If mum and dad were to sell 25% of the business to Fred, this would provide the parents with capital of $1.7m, which they would remove from the business to buy their dream home with maybe a minimal amount of cash left over. Where does Fred get his $1.7m from? Chances are that if he has been living and working on the farm for the past five years, he is not going to have a lot of capital of his own. So he will have to borrow most of the capital from a bank, which will only be lent against the assets and cashflow of the farm.
Borrowing another $1.7m of capital is going to use up most of the “borrowing capability” and free cash of the business. Table 2 shows in this example, free cash reduces to $23,000 after repaying principal.
It works on paper, in that it gets Fred in the door to ownership, and it helps partly settle mum and dad into retirement. However, it doesn’t address the parent’s access to retirement income and future lump sum capital requirements.
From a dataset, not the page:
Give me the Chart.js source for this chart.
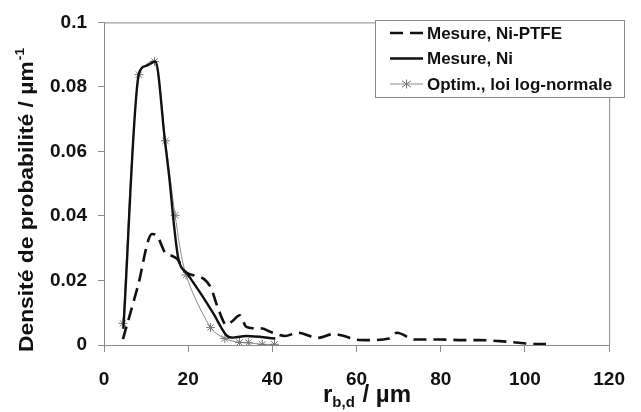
<!DOCTYPE html>
<html>
<head>
<meta charset="utf-8">
<script src="https://cdn.jsdelivr.net/npm/chart.js@4/dist/chart.umd.min.js"></script>
<style>
  html, body { margin: 0; padding: 0; background: #fff; }
  #wrap { width: 641px; height: 412px; position: relative; }
</style>
</head>
<body>
<div id="wrap"><canvas id="c" width="641" height="412"></canvas></div>
<script>
// ---- Data ----
const seriesNames = ['Mesure, Ni-PTFE', 'Mesure, Ni', 'Optim., loi log-normale'];

const ptfeX = [4.5, 8, 11.4, 12.5, 14.5, 16, 17.5, 19.1, 21.5, 23.7, 25.3, 27.2, 29.1, 30.6, 32.2, 33.8, 35.5, 37.6, 39.5, 43, 46, 50.7, 54.6, 57, 59.6, 63, 67.7, 69.6, 73.8, 80, 85.3, 89.2, 94, 98.5, 102.4, 105];
const ptfeY = [0.0018, 0.018, 0.0344, 0.034, 0.0287, 0.0277, 0.0265, 0.0229, 0.0215, 0.0205, 0.018, 0.011, 0.0062, 0.0075, 0.0092, 0.0056, 0.0052, 0.0051, 0.0041, 0.0028, 0.0038, 0.0022, 0.0034, 0.0028, 0.0017, 0.0015, 0.002, 0.0038, 0.0017, 0.0017, 0.0015, 0.0015, 0.0012, 0.0007, 0.0003, 0.0003];

const niX = [4.6, 8.3, 10, 12.2, 14.5, 15.6, 16.6, 17.6, 19.9, 23, 26, 29.1, 30.7, 33.8, 40.7];
const niY = [0.005, 0.0841, 0.0865, 0.0879, 0.063, 0.0508, 0.0375, 0.0272, 0.022, 0.0159, 0.0097, 0.003, 0.0023, 0.0028, 0.002];

const logX = [4.5, 8.3, 12, 14.6, 16.9, 19.5, 25.3, 28.7, 32.2, 34.3, 37.6, 40.5];
const logY = [0.0067, 0.0838, 0.0879, 0.0633, 0.0402, 0.0217, 0.0054, 0.002, 0.0008, 0.0007, 0.0002, 0.0002];

const xTickLabels = ['0', '20', '40', '60', '80', '100', '120'];
const yTickLabels = ['0', '0.02', '0.04', '0.06', '0.08', '0.1'];
const xTitleMain = 'r';
const xTitleSub = 'b,d';
const xTitleRest = ' / µm';
const yTitleMain = 'Densité de probabilité / µm';
const yTitleSup = '-1';

function pts(xs, ys) { return xs.map((x, i) => ({ x: x, y: ys[i] })); }

const FONT = '"Liberation Sans", Arial, sans-serif';
const AXIS_GRAY = '#8a8a8a';
const TEXT = '#111';

const framePlugin = {
  id: 'frame',
  afterDraw(chart) {
    const ctx = chart.ctx;
    const a = chart.chartArea;
    ctx.save();
    // top and right border of plot area
    ctx.strokeStyle = AXIS_GRAY;
    ctx.lineWidth = 1;
    ctx.beginPath();
    ctx.moveTo(a.left, a.top + 0.5);
    ctx.lineTo(a.right + 0.5, a.top + 0.5);
    ctx.lineTo(a.right + 0.5, a.bottom);
    ctx.stroke();

    // legend box
    const bx = 375, by = 20, bw = 249, bh = 77;
    ctx.fillStyle = '#fff';
    ctx.fillRect(bx, by, bw, bh);
    ctx.strokeStyle = AXIS_GRAY;
    ctx.strokeRect(bx + 0.5, by + 0.5, bw, bh);
    const rows = [33, 58.5, 84];
    const ds = chart.data.datasets;
    ctx.font = 'bold 17px ' + FONT;
    ctx.textBaseline = 'middle';
    ctx.textAlign = 'left';
    for (let i = 0; i < ds.length; i++) {
      const y = rows[i];
      ctx.save();
      ctx.strokeStyle = ds[i].borderColor;
      ctx.lineWidth = ds[i].borderWidth;
      ctx.setLineDash(ds[i].borderDash || []);
      ctx.beginPath();
      ctx.moveTo(390, y);
      ctx.lineTo(423, y);
      ctx.stroke();
      ctx.restore();
      if (ds[i].pointRadius > 0) {
        ctx.strokeStyle = ds[i].pointBorderColor;
        ctx.lineWidth = 1;
        ctx.beginPath();
        const r = ds[i].pointRadius, px = 406.5;
        ctx.moveTo(px - r, y - r * 0.7); ctx.lineTo(px + r, y + r * 0.7);
        ctx.moveTo(px - r, y + r * 0.7); ctx.lineTo(px + r, y - r * 0.7);
        ctx.moveTo(px, y - r); ctx.lineTo(px, y + r);
        ctx.stroke();
      }
      ctx.fillStyle = TEXT;
      ctx.fillText(ds[i].label, 427, y + 1);
    }

    // x title with subscript
    ctx.fillStyle = TEXT;
    ctx.textBaseline = 'alphabetic';
    const big = 'bold 24px ' + FONT, small = 'bold 15px ' + FONT;
    ctx.font = big; const w1 = ctx.measureText(xTitleMain).width;
    ctx.font = small; const w2 = ctx.measureText(xTitleSub).width;
    ctx.font = big; const w3 = ctx.measureText(xTitleRest).width;
    const cx = 367;
    let sx = cx - (w1 + w2 + 1 + w3) / 2;
    const base = 402;
    ctx.font = big; ctx.fillText(xTitleMain, sx, base); sx += w1;
    ctx.font = small; ctx.fillText(xTitleSub, sx, base + 5); sx += w2 + 1;
    ctx.font = big; ctx.fillText(xTitleRest, sx, base);

    // y title with superscript (rotated), stretched to the reference length
    ctx.save();
    ctx.translate(33, 200);
    ctx.rotate(-Math.PI / 2);
    const yb = 'bold 20px ' + FONT, ys = 'bold 12px ' + FONT;
    ctx.font = yb; const m1 = ctx.measureText(yTitleMain).width;
    ctx.font = ys; const m2 = ctx.measureText(yTitleSup).width;
    const total = m1 + m2 + 1;
    const k = 304 / total;
    ctx.scale(k, 1);
    let tx = -total / 2;
    ctx.font = yb; ctx.fillText(yTitleMain, tx, 0); tx += m1 + 1;
    ctx.font = ys; ctx.fillText(yTitleSup, tx, -9);
    ctx.restore();

    ctx.restore();
  }
};

new Chart(document.getElementById('c'), {
  type: 'line',
  data: {
    datasets: [
      {
        label: seriesNames[0],
        data: pts(ptfeX, ptfeY),
        borderColor: '#111',
        borderWidth: 2.6,
        borderDash: [13, 7],
        pointRadius: 0,
        cubicInterpolationMode: 'monotone',
        fill: false
      },
      {
        label: seriesNames[1],
        data: pts(niX, niY),
        borderColor: '#111',
        borderWidth: 2.4,
        pointRadius: 0,
        cubicInterpolationMode: 'monotone',
        fill: false
      },
      {
        label: seriesNames[2],
        data: pts(logX, logY),
        borderColor: '#8c8c8c',
        borderWidth: 1,
        pointStyle: 'star',
        pointRadius: 4.5,
        pointBorderColor: '#777',
        pointBackgroundColor: '#777',
        pointBorderWidth: 1,
        tension: 0.3,
        fill: false
      }
    ]
  },
  options: {
    responsive: false,
    animation: false,
    devicePixelRatio: 1,
    layout: { padding: { top: 20, right: 18, left: 0, bottom: 0 } },
    plugins: {
      legend: { display: false },
      tooltip: { enabled: false },
      title: { display: false }
    },
    scales: {
      x: {
        type: 'linear',
        min: 0, max: 120,
        afterFit(s) { s.height = 67; },
        ticks: {
          stepSize: 20,
          padding: 16,
          color: TEXT,
          font: { family: FONT, size: 19, weight: 'bold' },
          maxRotation: 0,
          callback: (v, i) => xTickLabels[i]
        },
        grid: { display: true, drawOnChartArea: false, drawTicks: true, tickLength: 7, color: AXIS_GRAY },
        border: { display: true, color: AXIS_GRAY, width: 1 }
      },
      y: {
        type: 'linear',
        min: 0, max: 0.1,
        afterFit(s) { s.width = 104; },
        ticks: {
          stepSize: 0.02,
          padding: 11,
          color: TEXT,
          font: { family: FONT, size: 19, weight: 'bold' },
          callback: (v, i) => yTickLabels[i]
        },
        grid: { display: true, drawOnChartArea: false, drawTicks: true, tickLength: 6, color: AXIS_GRAY },
        border: { display: true, color: AXIS_GRAY, width: 1 }
      }
    }
  },
  plugins: [framePlugin]
});
</script>
</body>
</html>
Nor does it help Sam with her farming aspirations or provide anything for Florence and Bob. So it is a plan that is unlikely to work.
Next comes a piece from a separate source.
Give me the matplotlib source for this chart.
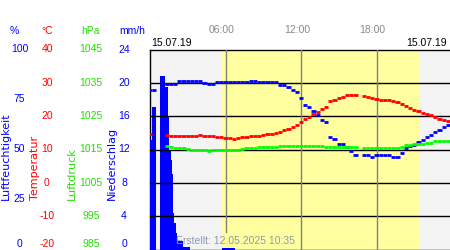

Need for courageous discussion
So if that option is not going to work, what is the alternative? First, this demonstrates the need to have those potentially courageous conversations. The success or otherwise is going to depend on the family’s attitude.
How do mum and dad view their capital? Do they have the view that it is theirs, and must be protected at all costs, and keep it close to their chests, or do they hold the view that the capital is there to be used to benefit everyone? What are the siblings’ attitudes? Where do they sit on the continuum of self before others or others before self?
How important is it to the family that the farm stays within the family?
If it is a non-negotiable, then the successor and in this example potentially two successors, need to be treated preferentially. How fair is that? Again, that is for the family to decide.
If Florence and Bob both have very mature attitudes and would rather see the farm stay in the family, and give both Fred and Sam their farming opportunities, then there is every chance the farm can be retained within the family, which we have established is a non-negotiable. However, if Florence and Bob both expect a significant capital payout, then the ability to keep the farm within the family starts to become less certain and is therefore no longer non-negotiable.
What this example shows is that a seemingly strong business is going to have some severe financial constraints when it comes to succession planning. It is a strong enough business to support mum and dad’s needs by providing good levels of free cash. However, once the needs of the next generation are taken into account, suddenly the business is not strong enough.
If no one is interested in the farm, the solution is simple. Mum and dad sell up when they are good and ready, distribute a bit of capital now, if they wish, and settle into a well-funded and financially secure retirement. However, that is not the case in this example, with potentially two successors and two others in very different financial situations.
We are assuming of course that Florence and Bob need to be bought out of the business. That seems to be the most common path. That is, one or maybe two end up with the farm while the remaining siblings get a cash payout at some time in the future.
However, it doesn’t have to be this way. Again, if everyone has a mature attitude and an “abundant mentality” there are other options. An abundant mentality means “there is plenty in this business for everyone, and if we work together we can all achieve more than just doing our own thing”.
This is called being interdependent. Let’s work together so we can all benefit. Its great in theory, and there are wonderful examples of it succeeding. But humans being humans, it is not easy to achieve.